BEGIN
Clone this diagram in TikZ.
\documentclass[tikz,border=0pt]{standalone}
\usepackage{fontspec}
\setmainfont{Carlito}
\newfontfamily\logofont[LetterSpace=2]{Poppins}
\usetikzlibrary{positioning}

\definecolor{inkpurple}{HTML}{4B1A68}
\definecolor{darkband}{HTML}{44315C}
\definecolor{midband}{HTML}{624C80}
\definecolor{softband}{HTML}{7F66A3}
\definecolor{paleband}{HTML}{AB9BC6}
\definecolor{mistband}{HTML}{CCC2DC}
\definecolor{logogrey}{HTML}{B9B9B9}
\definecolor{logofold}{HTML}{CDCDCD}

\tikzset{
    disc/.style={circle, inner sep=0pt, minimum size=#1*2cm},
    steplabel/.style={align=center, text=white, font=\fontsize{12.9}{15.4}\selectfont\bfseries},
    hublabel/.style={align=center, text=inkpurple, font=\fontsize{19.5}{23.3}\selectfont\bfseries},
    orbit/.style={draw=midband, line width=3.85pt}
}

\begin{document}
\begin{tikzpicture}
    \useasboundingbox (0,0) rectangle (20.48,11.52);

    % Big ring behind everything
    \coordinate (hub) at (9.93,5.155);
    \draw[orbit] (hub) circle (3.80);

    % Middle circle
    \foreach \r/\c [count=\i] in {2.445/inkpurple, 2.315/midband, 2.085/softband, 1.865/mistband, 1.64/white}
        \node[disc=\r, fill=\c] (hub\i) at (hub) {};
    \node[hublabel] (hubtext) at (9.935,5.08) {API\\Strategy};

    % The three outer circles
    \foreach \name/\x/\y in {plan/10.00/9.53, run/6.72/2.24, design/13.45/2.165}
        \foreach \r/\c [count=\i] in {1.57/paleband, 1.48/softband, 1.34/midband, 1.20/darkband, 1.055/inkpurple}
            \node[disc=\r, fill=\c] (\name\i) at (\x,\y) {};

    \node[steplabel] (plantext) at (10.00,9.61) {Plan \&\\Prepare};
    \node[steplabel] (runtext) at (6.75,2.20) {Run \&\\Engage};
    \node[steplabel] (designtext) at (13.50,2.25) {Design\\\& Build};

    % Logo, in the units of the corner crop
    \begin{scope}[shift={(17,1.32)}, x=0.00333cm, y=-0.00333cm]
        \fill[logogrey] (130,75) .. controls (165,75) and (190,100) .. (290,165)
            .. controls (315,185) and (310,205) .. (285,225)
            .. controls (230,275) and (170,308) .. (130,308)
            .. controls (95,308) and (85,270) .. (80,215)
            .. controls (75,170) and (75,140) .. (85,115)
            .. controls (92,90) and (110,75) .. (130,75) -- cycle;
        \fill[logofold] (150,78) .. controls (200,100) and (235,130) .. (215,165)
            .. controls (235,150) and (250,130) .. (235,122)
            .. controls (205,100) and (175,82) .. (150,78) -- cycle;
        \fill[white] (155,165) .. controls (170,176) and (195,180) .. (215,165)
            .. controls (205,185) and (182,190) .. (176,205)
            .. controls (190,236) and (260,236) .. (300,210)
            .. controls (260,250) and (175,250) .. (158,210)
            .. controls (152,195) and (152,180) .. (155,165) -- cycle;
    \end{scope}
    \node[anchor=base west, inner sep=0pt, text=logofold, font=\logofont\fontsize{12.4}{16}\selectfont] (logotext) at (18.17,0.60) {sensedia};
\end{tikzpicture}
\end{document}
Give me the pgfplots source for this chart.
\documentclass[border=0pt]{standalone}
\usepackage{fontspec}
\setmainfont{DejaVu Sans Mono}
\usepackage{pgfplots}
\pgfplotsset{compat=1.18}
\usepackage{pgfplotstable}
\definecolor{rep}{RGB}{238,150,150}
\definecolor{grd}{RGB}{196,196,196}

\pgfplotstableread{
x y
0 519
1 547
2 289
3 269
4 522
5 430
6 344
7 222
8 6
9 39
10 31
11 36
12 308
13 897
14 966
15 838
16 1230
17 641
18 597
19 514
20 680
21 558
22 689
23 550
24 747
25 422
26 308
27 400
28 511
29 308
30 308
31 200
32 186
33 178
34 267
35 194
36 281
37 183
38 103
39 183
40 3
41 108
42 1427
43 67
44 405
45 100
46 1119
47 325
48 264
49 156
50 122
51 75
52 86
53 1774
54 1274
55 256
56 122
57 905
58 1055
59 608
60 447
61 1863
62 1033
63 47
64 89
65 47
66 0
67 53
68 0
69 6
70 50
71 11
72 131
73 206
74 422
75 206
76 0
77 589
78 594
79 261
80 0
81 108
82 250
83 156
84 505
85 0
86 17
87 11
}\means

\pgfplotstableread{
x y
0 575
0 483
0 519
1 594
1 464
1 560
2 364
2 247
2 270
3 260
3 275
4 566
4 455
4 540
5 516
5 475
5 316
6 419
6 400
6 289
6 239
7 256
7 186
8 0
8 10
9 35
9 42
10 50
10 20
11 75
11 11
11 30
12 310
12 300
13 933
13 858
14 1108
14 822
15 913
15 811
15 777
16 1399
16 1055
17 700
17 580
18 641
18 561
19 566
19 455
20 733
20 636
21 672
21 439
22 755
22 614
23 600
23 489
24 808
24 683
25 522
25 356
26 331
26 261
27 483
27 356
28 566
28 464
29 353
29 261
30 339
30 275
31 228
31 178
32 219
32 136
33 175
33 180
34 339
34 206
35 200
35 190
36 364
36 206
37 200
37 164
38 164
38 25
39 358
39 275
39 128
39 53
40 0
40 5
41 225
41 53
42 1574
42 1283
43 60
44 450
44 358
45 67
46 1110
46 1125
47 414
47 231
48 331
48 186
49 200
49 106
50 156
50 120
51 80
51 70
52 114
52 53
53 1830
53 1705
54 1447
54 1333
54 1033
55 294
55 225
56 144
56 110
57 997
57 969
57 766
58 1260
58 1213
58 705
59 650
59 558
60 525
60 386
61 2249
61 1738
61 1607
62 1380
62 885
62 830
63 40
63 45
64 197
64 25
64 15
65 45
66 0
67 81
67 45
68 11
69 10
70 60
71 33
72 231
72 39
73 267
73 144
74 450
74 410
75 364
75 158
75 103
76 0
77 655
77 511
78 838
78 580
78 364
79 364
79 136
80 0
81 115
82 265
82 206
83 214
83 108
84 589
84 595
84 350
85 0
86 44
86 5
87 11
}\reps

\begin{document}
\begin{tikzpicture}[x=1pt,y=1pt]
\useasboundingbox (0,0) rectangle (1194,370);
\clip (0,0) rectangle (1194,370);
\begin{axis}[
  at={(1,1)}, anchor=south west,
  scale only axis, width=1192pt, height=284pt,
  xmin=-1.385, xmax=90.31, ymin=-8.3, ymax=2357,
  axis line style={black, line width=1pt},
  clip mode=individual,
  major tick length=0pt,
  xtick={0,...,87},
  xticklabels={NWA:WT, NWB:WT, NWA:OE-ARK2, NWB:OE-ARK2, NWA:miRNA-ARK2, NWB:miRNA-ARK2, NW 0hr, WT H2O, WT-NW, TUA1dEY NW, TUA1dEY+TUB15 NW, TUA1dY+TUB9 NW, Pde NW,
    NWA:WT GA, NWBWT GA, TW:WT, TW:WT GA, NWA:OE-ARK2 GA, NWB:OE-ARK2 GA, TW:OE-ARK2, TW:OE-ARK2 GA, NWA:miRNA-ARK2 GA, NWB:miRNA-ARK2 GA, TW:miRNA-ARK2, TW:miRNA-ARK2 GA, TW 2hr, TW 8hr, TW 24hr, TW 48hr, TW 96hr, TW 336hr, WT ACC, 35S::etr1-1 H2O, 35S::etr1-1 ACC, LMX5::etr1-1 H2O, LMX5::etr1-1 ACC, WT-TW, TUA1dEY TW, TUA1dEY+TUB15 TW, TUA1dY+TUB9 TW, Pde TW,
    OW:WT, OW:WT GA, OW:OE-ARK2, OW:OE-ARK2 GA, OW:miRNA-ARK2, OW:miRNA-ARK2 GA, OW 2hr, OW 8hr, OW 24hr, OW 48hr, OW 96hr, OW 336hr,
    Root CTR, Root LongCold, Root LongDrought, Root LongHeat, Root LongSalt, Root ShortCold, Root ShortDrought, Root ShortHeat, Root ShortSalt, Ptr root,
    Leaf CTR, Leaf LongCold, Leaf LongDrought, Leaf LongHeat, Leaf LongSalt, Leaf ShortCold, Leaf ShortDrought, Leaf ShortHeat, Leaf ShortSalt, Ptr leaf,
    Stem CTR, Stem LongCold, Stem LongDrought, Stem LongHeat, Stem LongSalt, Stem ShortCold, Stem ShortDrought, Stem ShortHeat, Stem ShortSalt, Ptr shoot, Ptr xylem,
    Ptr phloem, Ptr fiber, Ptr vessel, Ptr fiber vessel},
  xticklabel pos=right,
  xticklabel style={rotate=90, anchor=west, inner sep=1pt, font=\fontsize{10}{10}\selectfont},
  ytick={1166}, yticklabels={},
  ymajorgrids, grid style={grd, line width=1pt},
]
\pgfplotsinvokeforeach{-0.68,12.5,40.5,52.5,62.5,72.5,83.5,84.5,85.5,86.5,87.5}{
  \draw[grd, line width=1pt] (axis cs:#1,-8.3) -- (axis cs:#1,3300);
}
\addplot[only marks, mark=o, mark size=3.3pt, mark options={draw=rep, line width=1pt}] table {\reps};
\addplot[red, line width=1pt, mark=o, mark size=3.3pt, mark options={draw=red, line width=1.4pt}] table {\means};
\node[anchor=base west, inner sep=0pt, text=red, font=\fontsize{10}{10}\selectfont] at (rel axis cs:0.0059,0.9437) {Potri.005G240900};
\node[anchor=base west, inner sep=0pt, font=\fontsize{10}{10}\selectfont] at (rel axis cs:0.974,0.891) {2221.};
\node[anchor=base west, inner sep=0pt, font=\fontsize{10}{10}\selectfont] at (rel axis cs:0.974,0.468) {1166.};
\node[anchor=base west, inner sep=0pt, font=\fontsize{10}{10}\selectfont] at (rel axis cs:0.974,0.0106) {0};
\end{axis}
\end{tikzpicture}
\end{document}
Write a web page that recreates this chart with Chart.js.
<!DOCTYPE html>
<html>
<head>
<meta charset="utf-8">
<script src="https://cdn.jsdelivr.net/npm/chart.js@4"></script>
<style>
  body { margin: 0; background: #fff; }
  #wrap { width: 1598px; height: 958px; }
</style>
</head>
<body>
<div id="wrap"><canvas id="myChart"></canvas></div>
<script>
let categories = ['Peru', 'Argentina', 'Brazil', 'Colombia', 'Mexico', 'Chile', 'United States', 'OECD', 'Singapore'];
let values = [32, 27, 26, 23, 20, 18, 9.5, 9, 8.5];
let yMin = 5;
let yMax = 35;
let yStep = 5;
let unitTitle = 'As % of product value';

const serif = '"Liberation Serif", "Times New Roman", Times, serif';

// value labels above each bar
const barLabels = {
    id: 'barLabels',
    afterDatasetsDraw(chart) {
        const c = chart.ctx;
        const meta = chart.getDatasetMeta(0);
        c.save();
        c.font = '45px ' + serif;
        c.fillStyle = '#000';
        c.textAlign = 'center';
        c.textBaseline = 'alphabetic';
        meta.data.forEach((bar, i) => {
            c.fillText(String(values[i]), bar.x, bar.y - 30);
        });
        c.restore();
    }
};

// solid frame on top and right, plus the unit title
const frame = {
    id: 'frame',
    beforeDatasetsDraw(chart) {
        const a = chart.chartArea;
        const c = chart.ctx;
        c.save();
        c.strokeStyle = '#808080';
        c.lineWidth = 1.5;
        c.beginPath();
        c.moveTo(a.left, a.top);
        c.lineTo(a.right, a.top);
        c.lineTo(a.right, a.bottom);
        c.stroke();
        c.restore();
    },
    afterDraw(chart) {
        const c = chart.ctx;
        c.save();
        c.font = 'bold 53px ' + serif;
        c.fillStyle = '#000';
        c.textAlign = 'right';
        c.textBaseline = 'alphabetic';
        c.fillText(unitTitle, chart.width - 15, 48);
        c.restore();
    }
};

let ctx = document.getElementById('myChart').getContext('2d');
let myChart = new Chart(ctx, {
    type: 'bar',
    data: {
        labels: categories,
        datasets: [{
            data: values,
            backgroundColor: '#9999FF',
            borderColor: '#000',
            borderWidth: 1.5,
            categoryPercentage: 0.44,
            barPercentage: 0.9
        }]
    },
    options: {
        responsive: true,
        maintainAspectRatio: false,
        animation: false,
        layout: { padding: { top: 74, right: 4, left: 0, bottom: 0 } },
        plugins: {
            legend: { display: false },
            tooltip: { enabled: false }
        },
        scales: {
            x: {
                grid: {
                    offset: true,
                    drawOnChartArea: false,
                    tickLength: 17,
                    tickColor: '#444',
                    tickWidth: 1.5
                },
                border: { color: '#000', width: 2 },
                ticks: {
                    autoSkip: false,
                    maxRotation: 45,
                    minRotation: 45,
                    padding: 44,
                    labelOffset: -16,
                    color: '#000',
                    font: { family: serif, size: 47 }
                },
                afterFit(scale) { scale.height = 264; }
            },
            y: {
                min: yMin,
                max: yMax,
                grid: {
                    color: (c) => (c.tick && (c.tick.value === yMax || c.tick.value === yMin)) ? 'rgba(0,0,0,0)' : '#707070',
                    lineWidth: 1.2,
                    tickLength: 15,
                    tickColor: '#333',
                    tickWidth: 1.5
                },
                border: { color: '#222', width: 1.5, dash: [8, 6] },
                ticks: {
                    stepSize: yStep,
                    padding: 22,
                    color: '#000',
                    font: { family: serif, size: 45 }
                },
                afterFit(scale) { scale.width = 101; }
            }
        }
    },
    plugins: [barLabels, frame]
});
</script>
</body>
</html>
END
Work to complete: Using the data above, restate word for word the lines from its opening line through the line that contains "fill=\c] (\name\i) at", and no more.

Finished task:
Clone this diagram in TikZ.
\documentclass[tikz,border=0pt]{standalone}
\usepackage{fontspec}
\setmainfont{Carlito}
\newfontfamily\logofont[LetterSpace=2]{Poppins}
\usetikzlibrary{positioning}

\definecolor{inkpurple}{HTML}{4B1A68}
\definecolor{darkband}{HTML}{44315C}
\definecolor{midband}{HTML}{624C80}
\definecolor{softband}{HTML}{7F66A3}
\definecolor{paleband}{HTML}{AB9BC6}
\definecolor{mistband}{HTML}{CCC2DC}
\definecolor{logogrey}{HTML}{B9B9B9}
\definecolor{logofold}{HTML}{CDCDCD}

\tikzset{
    disc/.style={circle, inner sep=0pt, minimum size=#1*2cm},
    steplabel/.style={align=center, text=white, font=\fontsize{12.9}{15.4}\selectfont\bfseries},
    hublabel/.style={align=center, text=inkpurple, font=\fontsize{19.5}{23.3}\selectfont\bfseries},
    orbit/.style={draw=midband, line width=3.85pt}
}

\begin{document}
\begin{tikzpicture}
    \useasboundingbox (0,0) rectangle (20.48,11.52);

    % Big ring behind everything
    \coordinate (hub) at (9.93,5.155);
    \draw[orbit] (hub) circle (3.80);

    % Middle circle
    \foreach \r/\c [count=\i] in {2.445/inkpurple, 2.315/midband, 2.085/softband, 1.865/mistband, 1.64/white}
        \node[disc=\r, fill=\c] (hub\i) at (hub) {};
    \node[hublabel] (hubtext) at (9.935,5.08) {API\\Strategy};

    % The three outer circles
    \foreach \name/\x/\y in {plan/10.00/9.53, run/6.72/2.24, design/13.45/2.165}
        \foreach \r/\c [count=\i] in {1.57/paleband, 1.48/softband, 1.34/midband, 1.20/darkband, 1.055/inkpurple}
            \node[disc=\r, fill=\c] (\name\i) at (\x,\y) {};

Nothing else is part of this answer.